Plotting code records
= = = = = = =

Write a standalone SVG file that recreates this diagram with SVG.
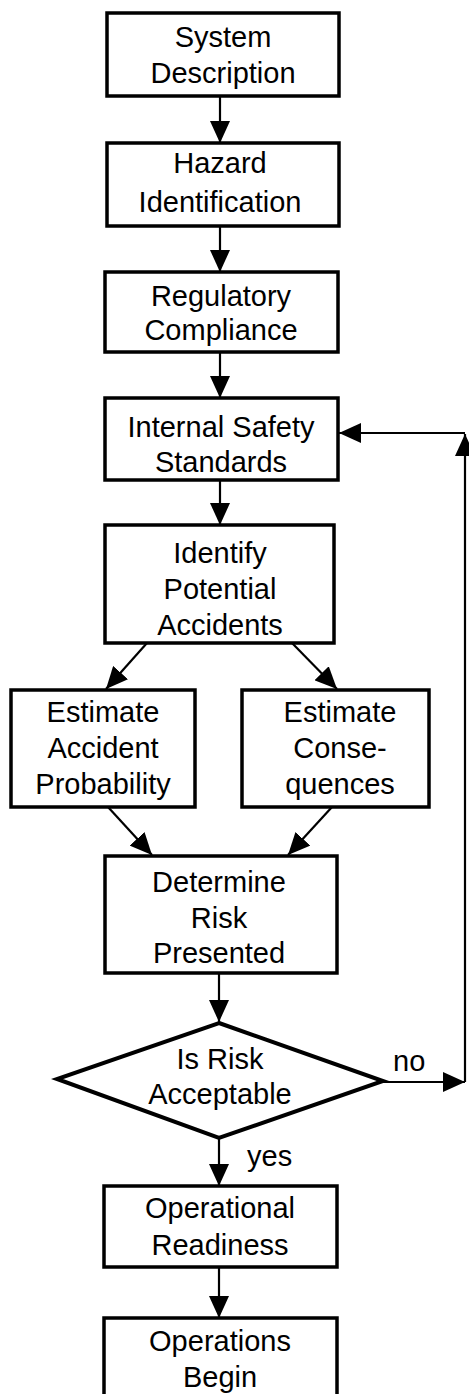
<svg xmlns="http://www.w3.org/2000/svg" width="469" height="1394" viewBox="0 0 469 1394">
<style>
.box{fill:#fff;stroke:#000;stroke-width:3.5}
.t{font-family:"Liberation Sans",Arial,sans-serif;font-size:29px;fill:#000;text-anchor:middle}
.lbl{font-family:"Liberation Sans",Arial,sans-serif;font-size:29px;fill:#000}
.c{fill:none;stroke:#000;stroke-width:2.2}
</style>
<defs>
<marker id="ah" markerUnits="userSpaceOnUse" markerWidth="22" markerHeight="20" viewBox="0 0 22 20" refX="22" refY="10" orient="auto">
<path d="M0,0 L22,10 L0,20 z" fill="#000"/>
</marker>
</defs>
<rect width="469" height="1394" fill="#fff"/>
<g id="connectors">
<line class="c" x1="220" y1="96" x2="220" y2="143" marker-end="url(#ah)"/>
<line class="c" x1="220" y1="226" x2="220" y2="272" marker-end="url(#ah)"/>
<line class="c" x1="220" y1="352" x2="220" y2="398" marker-end="url(#ah)"/>
<line class="c" x1="220" y1="480" x2="220" y2="525" marker-end="url(#ah)"/>
<line class="c" x1="147" y1="643" x2="106" y2="689" marker-end="url(#ah)"/>
<line class="c" x1="292" y1="643" x2="337" y2="689" marker-end="url(#ah)"/>
<line class="c" x1="108" y1="807" x2="152" y2="855" marker-end="url(#ah)"/>
<line class="c" x1="332" y1="807" x2="288" y2="855" marker-end="url(#ah)"/>
<line class="c" x1="219" y1="973" x2="219" y2="1022" marker-end="url(#ah)"/>
<line class="c" x1="219" y1="1138" x2="219" y2="1186" marker-end="url(#ah)"/>
<line class="c" x1="219" y1="1267" x2="219" y2="1318" marker-end="url(#ah)"/>
<line class="c" x1="383" y1="1082" x2="465" y2="1082" marker-end="url(#ah)"/>
<line class="c" x1="465" y1="1082" x2="465" y2="434" marker-end="url(#ah)"/>
<line class="c" x1="465" y1="433" x2="339" y2="433" marker-end="url(#ah)"/>
<text class="lbl" x="393" y="1071">no</text>
<text class="lbl" x="247" y="1166">yes</text>
</g>
<g id="system-description">
<rect class="box" x="107" y="13" width="232" height="83"/>
<text class="t" x="223" y="47">System</text>
<text class="t" x="223" y="83">Description</text>
</g>
<g id="hazard-identification">
<rect class="box" x="107" y="143" width="232" height="83"/>
<text class="t" x="220" y="173">Hazard</text>
<text class="t" x="220" y="212">Identification</text>
</g>
<g id="regulatory-compliance">
<rect class="box" x="105" y="272" width="233" height="80"/>
<text class="t" x="221" y="306">Regulatory</text>
<text class="t" x="221" y="340">Compliance</text>
</g>
<g id="internal-safety-standards">
<rect class="box" x="105" y="398" width="233" height="82"/>
<text class="t" x="221" y="437">Internal Safety</text>
<text class="t" x="221" y="472">Standards</text>
</g>
<g id="identify-potential-accidents">
<rect class="box" x="105" y="525" width="229" height="118"/>
<text class="t" x="220" y="563">Identify</text>
<text class="t" x="220" y="599">Potential</text>
<text class="t" x="220" y="635">Accidents</text>
</g>
<g id="estimate-accident-probability">
<rect class="box" x="11" y="690" width="184" height="117"/>
<text class="t" x="103" y="722">Estimate</text>
<text class="t" x="103" y="758">Accident</text>
<text class="t" x="103" y="794">Probability</text>
</g>
<g id="estimate-consequences">
<rect class="box" x="242" y="690" width="187" height="117"/>
<text class="t" x="340" y="722">Estimate</text>
<text class="t" x="340" y="758">Conse-</text>
<text class="t" x="340" y="794">quences</text>
</g>
<g id="determine-risk-presented">
<rect class="box" x="105" y="856" width="232" height="117"/>
<text class="t" x="219" y="892">Determine</text>
<text class="t" x="219" y="928">Risk</text>
<text class="t" x="219" y="963">Presented</text>
</g>
<g id="is-risk-acceptable">
<polygon points="219,1023 383,1081 219,1138 57,1079" fill="#fff" stroke="#000" stroke-width="4" stroke-linejoin="miter"/>
<text class="t" x="220" y="1069">Is Risk</text>
<text class="t" x="220" y="1104">Acceptable</text>
</g>
<g id="operational-readiness">
<rect class="box" x="104" y="1186" width="233" height="81"/>
<text class="t" x="220" y="1218">Operational</text>
<text class="t" x="220" y="1255">Readiness</text>
</g>
<g id="operations-begin">
<rect class="box" x="104" y="1318" width="233" height="90"/>
<text class="t" x="220" y="1351">Operations</text>
<text class="t" x="220" y="1387">Begin</text>
</g>
</svg>
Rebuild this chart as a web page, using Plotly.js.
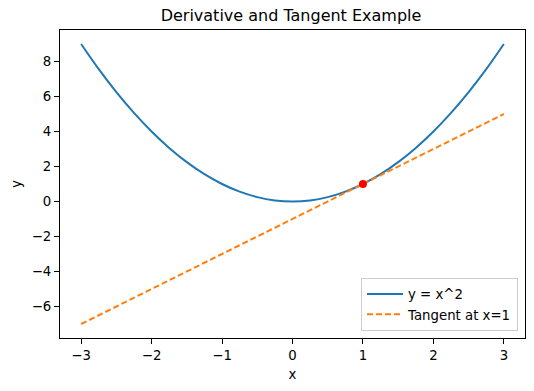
<!DOCTYPE html>
<html>
<head>
<meta charset="utf-8">
<script src="https://cdn.plot.ly/plotly-3.0.1.min.js"></script>
<style>html,body{margin:0;padding:0;background:#fff;}#chart{width:534px;height:391px;}</style>
</head>
<body>
<div id="chart"></div>
<script>
const curveX = [-3, -2.75, -2.5, -2.25, -2, -1.75, -1.5, -1.25, -1, -0.75, -0.5, -0.25, 0, 0.25, 0.5, 0.75, 1, 1.25, 1.5, 1.75, 2, 2.25, 2.5, 2.75, 3];
const curveY = [9, 7.5625, 6.25, 5.0625, 4, 3.0625, 2.25, 1.5625, 1, 0.5625, 0.25, 0.0625, 0, 0.0625, 0.25, 0.5625, 1, 1.5625, 2.25, 3.0625, 4, 5.0625, 6.25, 7.5625, 9];
const tangentX = [-3, 3];
const tangentY = [-7, 5];
const pointX = [1];
const pointY = [1];
const xTicks = [-3, -2, -1, 0, 1, 2, 3];
const yTicks = [-6, -4, -2, 0, 2, 4, 6, 8];

const font = {family: 'DejaVu Sans, sans-serif', size: 13.3, color: '#000'};

const traces = [
  {x: curveX, y: curveY, mode: 'lines', name: 'y = x^2',
   line: {color: '#1f77b4', width: 2, shape: 'spline', smoothing: 1}},
  {x: tangentX, y: tangentY, mode: 'lines', name: 'Tangent at x=1',
   line: {color: '#ff7f0e', width: 2, dash: '6px,3px'}},
  {x: pointX, y: pointY, mode: 'markers', showlegend: false,
   marker: {color: 'red', size: 8}}
];

const axisCommon = {
  showgrid: false, zeroline: false, showline: true, mirror: true,
  linecolor: '#000', linewidth: 1, ticks: 'outside', ticklen: 5, tickwidth: 1,
  tickcolor: '#000', tickfont: font
};

const layout = {
  width: 534, height: 391,
  margin: {l: 60, r: 9, t: 30, b: 53},
  paper_bgcolor: '#fff', plot_bgcolor: '#fff',
  font: font,
  title: {text: 'Derivative and Tangent Example', font: {family: 'DejaVu Sans, sans-serif', size: 16, color: '#000'},
          x: 0.545, xanchor: 'center', y: 0.96, yanchor: 'middle'},
  xaxis: Object.assign({}, axisCommon, {range: [-3.3, 3.3], tickvals: xTicks,
    title: {text: 'x', font: font, standoff: 7}}),
  yaxis: Object.assign({}, axisCommon, {range: [-7.8, 9.8], tickvals: yTicks,
    title: {text: 'y', font: font, standoff: 7}}),
  legend: {x: 0.985, y: 0.023, xanchor: 'right', yanchor: 'bottom',
    bgcolor: 'rgba(255,255,255,0.8)', bordercolor: '#cccccc', borderwidth: 1,
    font: font, tracegroupgap: 0, itemwidth: 36}
};

Plotly.newPlot('chart', traces, layout, {staticPlot: true});
</script>
</body>
</html>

= = = = = = =

Copy out the records above in full, exactly as written, but not the pictures.

Worked solution:
Write a standalone SVG file that recreates this diagram with SVG.
<svg xmlns="http://www.w3.org/2000/svg" width="469" height="1394" viewBox="0 0 469 1394">
<style>
.box{fill:#fff;stroke:#000;stroke-width:3.5}
.t{font-family:"Liberation Sans",Arial,sans-serif;font-size:29px;fill:#000;text-anchor:middle}
.lbl{font-family:"Liberation Sans",Arial,sans-serif;font-size:29px;fill:#000}
.c{fill:none;stroke:#000;stroke-width:2.2}
</style>
<defs>
<marker id="ah" markerUnits="userSpaceOnUse" markerWidth="22" markerHeight="20" viewBox="0 0 22 20" refX="22" refY="10" orient="auto">
<path d="M0,0 L22,10 L0,20 z" fill="#000"/>
</marker>
</defs>
<rect width="469" height="1394" fill="#fff"/>
<g id="connectors">
<line class="c" x1="220" y1="96" x2="220" y2="143" marker-end="url(#ah)"/>
<line class="c" x1="220" y1="226" x2="220" y2="272" marker-end="url(#ah)"/>
<line class="c" x1="220" y1="352" x2="220" y2="398" marker-end="url(#ah)"/>
<line class="c" x1="220" y1="480" x2="220" y2="525" marker-end="url(#ah)"/>
<line class="c" x1="147" y1="643" x2="106" y2="689" marker-end="url(#ah)"/>
<line class="c" x1="292" y1="643" x2="337" y2="689" marker-end="url(#ah)"/>
<line class="c" x1="108" y1="807" x2="152" y2="855" marker-end="url(#ah)"/>
<line class="c" x1="332" y1="807" x2="288" y2="855" marker-end="url(#ah)"/>
<line class="c" x1="219" y1="973" x2="219" y2="1022" marker-end="url(#ah)"/>
<line class="c" x1="219" y1="1138" x2="219" y2="1186" marker-end="url(#ah)"/>
<line class="c" x1="219" y1="1267" x2="219" y2="1318" marker-end="url(#ah)"/>
<line class="c" x1="383" y1="1082" x2="465" y2="1082" marker-end="url(#ah)"/>
<line class="c" x1="465" y1="1082" x2="465" y2="434" marker-end="url(#ah)"/>
<line class="c" x1="465" y1="433" x2="339" y2="433" marker-end="url(#ah)"/>
<text class="lbl" x="393" y="1071">no</text>
<text class="lbl" x="247" y="1166">yes</text>
</g>
<g id="system-description">
<rect class="box" x="107" y="13" width="232" height="83"/>
<text class="t" x="223" y="47">System</text>
<text class="t" x="223" y="83">Description</text>
</g>
<g id="hazard-identification">
<rect class="box" x="107" y="143" width="232" height="83"/>
<text class="t" x="220" y="173">Hazard</text>
<text class="t" x="220" y="212">Identification</text>
</g>
<g id="regulatory-compliance">
<rect class="box" x="105" y="272" width="233" height="80"/>
<text class="t" x="221" y="306">Regulatory</text>
<text class="t" x="221" y="340">Compliance</text>
</g>
<g id="internal-safety-standards">
<rect class="box" x="105" y="398" width="233" height="82"/>
<text class="t" x="221" y="437">Internal Safety</text>
<text class="t" x="221" y="472">Standards</text>
</g>
<g id="identify-potential-accidents">
<rect class="box" x="105" y="525" width="229" height="118"/>
<text class="t" x="220" y="563">Identify</text>
<text class="t" x="220" y="599">Potential</text>
<text class="t" x="220" y="635">Accidents</text>
</g>
<g id="estimate-accident-probability">
<rect class="box" x="11" y="690" width="184" height="117"/>
<text class="t" x="103" y="722">Estimate</text>
<text class="t" x="103" y="758">Accident</text>
<text class="t" x="103" y="794">Probability</text>
</g>
<g id="estimate-consequences">
<rect class="box" x="242" y="690" width="187" height="117"/>
<text class="t" x="340" y="722">Estimate</text>
<text class="t" x="340" y="758">Conse-</text>
<text class="t" x="340" y="794">quences</text>
</g>
<g id="determine-risk-presented">
<rect class="box" x="105" y="856" width="232" height="117"/>
<text class="t" x="219" y="892">Determine</text>
<text class="t" x="219" y="928">Risk</text>
<text class="t" x="219" y="963">Presented</text>
</g>
<g id="is-risk-acceptable">
<polygon points="219,1023 383,1081 219,1138 57,1079" fill="#fff" stroke="#000" stroke-width="4" stroke-linejoin="miter"/>
<text class="t" x="220" y="1069">Is Risk</text>
<text class="t" x="220" y="1104">Acceptable</text>
</g>
<g id="operational-readiness">
<rect class="box" x="104" y="1186" width="233" height="81"/>
<text class="t" x="220" y="1218">Operational</text>
<text class="t" x="220" y="1255">Readiness</text>
</g>
<g id="operations-begin">
<rect class="box" x="104" y="1318" width="233" height="90"/>
<text class="t" x="220" y="1351">Operations</text>
<text class="t" x="220" y="1387">Begin</text>
</g>
</svg>
Rebuild this chart as a web page, using Plotly.js.
<!DOCTYPE html>
<html>
<head>
<meta charset="utf-8">
<script src="https://cdn.plot.ly/plotly-3.0.1.min.js"></script>
<style>html,body{margin:0;padding:0;background:#fff;}#chart{width:534px;height:391px;}</style>
</head>
<body>
<div id="chart"></div>
<script>
const curveX = [-3, -2.75, -2.5, -2.25, -2, -1.75, -1.5, -1.25, -1, -0.75, -0.5, -0.25, 0, 0.25, 0.5, 0.75, 1, 1.25, 1.5, 1.75, 2, 2.25, 2.5, 2.75, 3];
const curveY = [9, 7.5625, 6.25, 5.0625, 4, 3.0625, 2.25, 1.5625, 1, 0.5625, 0.25, 0.0625, 0, 0.0625, 0.25, 0.5625, 1, 1.5625, 2.25, 3.0625, 4, 5.0625, 6.25, 7.5625, 9];
const tangentX = [-3, 3];
const tangentY = [-7, 5];
const pointX = [1];
const pointY = [1];
const xTicks = [-3, -2, -1, 0, 1, 2, 3];
const yTicks = [-6, -4, -2, 0, 2, 4, 6, 8];

const font = {family: 'DejaVu Sans, sans-serif', size: 13.3, color: '#000'};

const traces = [
  {x: curveX, y: curveY, mode: 'lines', name: 'y = x^2',
   line: {color: '#1f77b4', width: 2, shape: 'spline', smoothing: 1}},
  {x: tangentX, y: tangentY, mode: 'lines', name: 'Tangent at x=1',
   line: {color: '#ff7f0e', width: 2, dash: '6px,3px'}},
  {x: pointX, y: pointY, mode: 'markers', showlegend: false,
   marker: {color: 'red', size: 8}}
];

const axisCommon = {
  showgrid: false, zeroline: false, showline: true, mirror: true,
  linecolor: '#000', linewidth: 1, ticks: 'outside', ticklen: 5, tickwidth: 1,
  tickcolor: '#000', tickfont: font
};

const layout = {
  width: 534, height: 391,
  margin: {l: 60, r: 9, t: 30, b: 53},
  paper_bgcolor: '#fff', plot_bgcolor: '#fff',
  font: font,
  title: {text: 'Derivative and Tangent Example', font: {family: 'DejaVu Sans, sans-serif', size: 16, color: '#000'},
          x: 0.545, xanchor: 'center', y: 0.96, yanchor: 'middle'},
  xaxis: Object.assign({}, axisCommon, {range: [-3.3, 3.3], tickvals: xTicks,
    title: {text: 'x', font: font, standoff: 7}}),
  yaxis: Object.assign({}, axisCommon, {range: [-7.8, 9.8], tickvals: yTicks,
    title: {text: 'y', font: font, standoff: 7}}),
  legend: {x: 0.985, y: 0.023, xanchor: 'right', yanchor: 'bottom',
    bgcolor: 'rgba(255,255,255,0.8)', bordercolor: '#cccccc', borderwidth: 1,
    font: font, tracegroupgap: 0, itemwidth: 36}
};

Plotly.newPlot('chart', traces, layout, {staticPlot: true});
</script>
</body>
</html>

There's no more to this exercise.